Le dilemme du producteur
« Nous nous conformons avec confiance à la réglementation sur la déforestation zéro. Cependant, fournir des données géo-référencées détaillées dépasse les capacités technologiques de nombreux petit.e.s exploitant.e.s agricoles, et cette exigence est préoccupante, car elle définit si notre café sera vendu ou non », dit José Darío Enamorado, un agriculteur de café au Honduras dont la famille travaille sur leur terre depuis le début du XXe siècle, maintenant spécialisée dans les plantations de café ombragé utilisant des techniques d'agroforesterie.
Dans la première partie de cette série sur les implications complexes des politiques de durabilité pour les petit.e.s exploitant.e.s agricoles, nous avons exploré les défis que la Réglementation de l'UE sur la Déforestation (EUDR) crée pour les petit.e.s exploitant.e.s agricoles : bien que beaucoup d'entre eux utilisent des méthodes d'agroforesterie qui améliorent la santé du sol, séquestrent le carbone et augmentent la biodiversité, les agriculteur.rice.s ont souvent du mal à prouver leur conformité, bloquant ainsi leur accès aux importants marchés européens.
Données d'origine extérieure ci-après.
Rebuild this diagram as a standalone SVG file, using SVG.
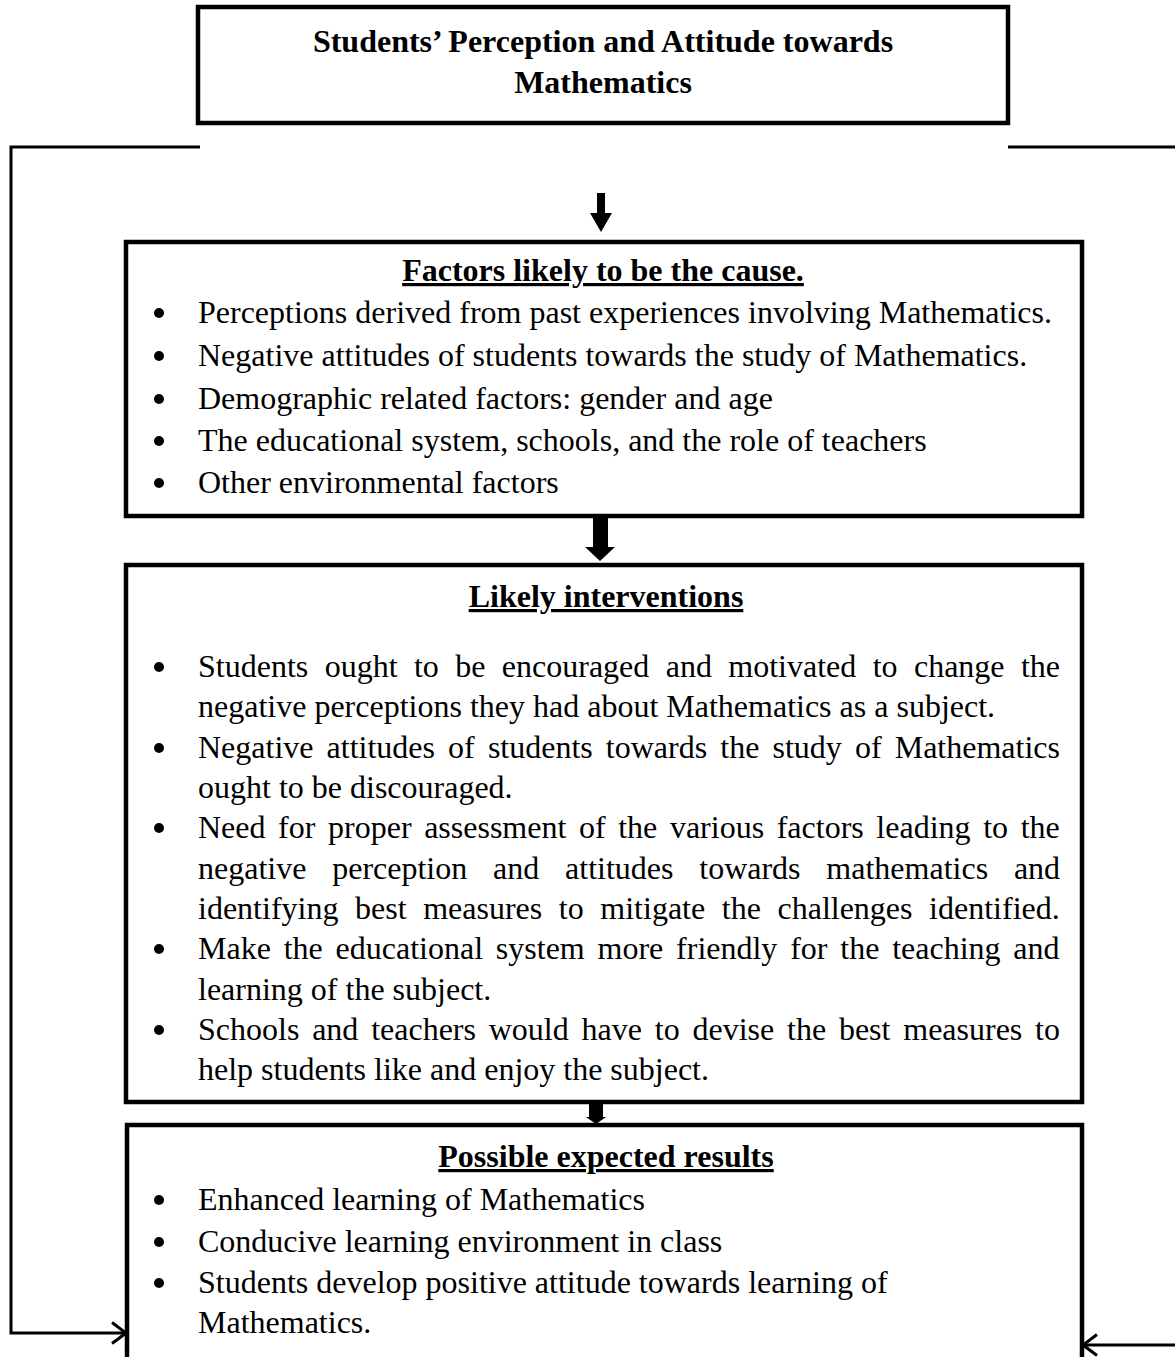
<svg xmlns="http://www.w3.org/2000/svg" width="1175" height="1357" viewBox="0 0 1175 1357">
<defs>
<style>
.box{fill:#fff;stroke:#000;stroke-width:4.5}
.t{font-family:"Liberation Serif","Times New Roman",serif;font-size:32px;fill:#000}
.b{font-weight:bold}
.h{font-weight:bold;text-decoration:underline;text-anchor:middle}
.c{text-anchor:middle}
.ln{fill:none;stroke:#000;stroke-width:3}
.dot{fill:#000}
</style>
<marker id="open" viewBox="0 0 16 24" refX="15" refY="12" markerWidth="16" markerHeight="24" markerUnits="userSpaceOnUse" orient="auto">
<path d="M1,1.5 L15,12 L1,22.5" fill="none" stroke="#000" stroke-width="3"/>
</marker>
</defs>
<rect width="1175" height="1357" fill="#fff"/>

<g id="title">
<rect class="box" x="198" y="7" width="810" height="116"/>
<text class="t b c" x="603" y="52">Students’ Perception and Attitude towards</text>
<text class="t b c" x="603" y="93">Mathematics</text>
</g>

<g id="connectors">
<polyline class="ln" points="200,147 11,147 11,1333 126,1333" marker-end="url(#open)"/>
<line class="ln" x1="1008" y1="147" x2="1175" y2="147"/>
<line class="ln" x1="1175" y1="1345" x2="1083" y2="1345" marker-end="url(#open)"/>
<path d="M597,193 h8 v20 h7 l-11,19 l-11,-19 h7 z" fill="#000"/>
<path d="M593,518 h15 v29 h7 l-15,14 l-15,-14 h8 z" fill="#000"/>
<path d="M589,1104 h14 v13 h3 l-10,7 l-10,-7 h3 z" fill="#000"/>
</g>

<g id="factors">
<rect class="box" x="126" y="242" width="956" height="274"/>
<text class="t h" x="603" y="281">Factors likely to be the cause.</text>
<circle class="dot" cx="159" cy="313" r="5"/><text class="t" x="198" y="323">Perceptions derived from past experiences involving Mathematics.</text>
<circle class="dot" cx="159" cy="356" r="5"/><text class="t" x="198" y="366">Negative attitudes of students towards the study of Mathematics.</text>
<circle class="dot" cx="159" cy="399" r="5"/><text class="t" x="198" y="409">Demographic related factors: gender and age</text>
<circle class="dot" cx="159" cy="441" r="5"/><text class="t" x="198" y="451">The educational system, schools, and the role of teachers</text>
<circle class="dot" cx="159" cy="483" r="5"/><text class="t" x="198" y="493">Other environmental factors</text>
</g>

<g id="interventions">
<rect class="box" x="126" y="565" width="956" height="537"/>
<text class="t h" x="606" y="607">Likely interventions</text>
<circle class="dot" cx="159" cy="667" r="5"/><text class="t" x="198" y="677" word-spacing="8.4">Students ought to be encouraged and motivated to change the</text>
<text class="t" x="198" y="717">negative perceptions they had about Mathematics as a subject.</text>
<circle class="dot" cx="159" cy="748" r="5"/><text class="t" x="198" y="758" word-spacing="5.1">Negative attitudes of students towards the study of Mathematics</text>
<text class="t" x="198" y="798">ought to be discouraged.</text>
<circle class="dot" cx="159" cy="828" r="5"/><text class="t" x="198" y="838" word-spacing="4.6">Need for proper assessment of the various factors leading to the</text>
<text class="t" x="198" y="879" word-spacing="17.8">negative perception and attitudes towards mathematics and</text>
<text class="t" x="198" y="919" word-spacing="8.6">identifying best measures to mitigate the challenges identified.</text>
<circle class="dot" cx="159" cy="949" r="5"/><text class="t" x="198" y="959" word-spacing="4.8">Make the educational system more friendly for the teaching and</text>
<text class="t" x="198" y="1000">learning of the subject.</text>
<circle class="dot" cx="159" cy="1030" r="5"/><text class="t" x="198" y="1040" word-spacing="4.8">Schools and teachers would have to devise the best measures to</text>
<text class="t" x="198" y="1080">help students like and enjoy the subject.</text>
</g>

<g id="results">
<path class="box" d="M127,1362 V1125 H1082 V1362" fill="#fff"/>
<text class="t h" x="606" y="1167">Possible expected results</text>
<circle class="dot" cx="159" cy="1200" r="5"/><text class="t" x="198" y="1210">Enhanced learning of Mathematics</text>
<circle class="dot" cx="159" cy="1242" r="5"/><text class="t" x="198" y="1252">Conducive learning environment in class</text>
<circle class="dot" cx="159" cy="1283" r="5"/><text class="t" x="198" y="1293">Students develop positive attitude towards learning of</text>
<text class="t" x="198" y="1333">Mathematics.</text>
</g>
</svg>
Cela est dû à la demande de l'EUDR pour des données géoréférencées de haute technologie – souvent indisponibles pour les petit.e.s exploitant.e.s agricoles – et au fait que de nombreux paysages caféiers sains avec une couverture arborée biodiverse abondante sont difficiles à détecter avec une telle technologie, en raison de leur ressemblance avec la couverture forestière. Selon Christian Bunn – scientifique de l'Alliance et expert des filières café et cacao – « la télédétection est notoirement mauvaise pour séparer les terres agricoles d'agroforesterie de la forêt, avec jusqu'à 80 % des plantations de café d'agroforesterie classées comme forêt ». Ayant compris les défis de l'EUDR, cet article examine comment exploiter l'agriculture numérique pour fournir des solutions aux petit.e.s exploitant.e.s agricoles, en s'assurant que les politiques de décarbonisation de l'agriculture profitent à tous.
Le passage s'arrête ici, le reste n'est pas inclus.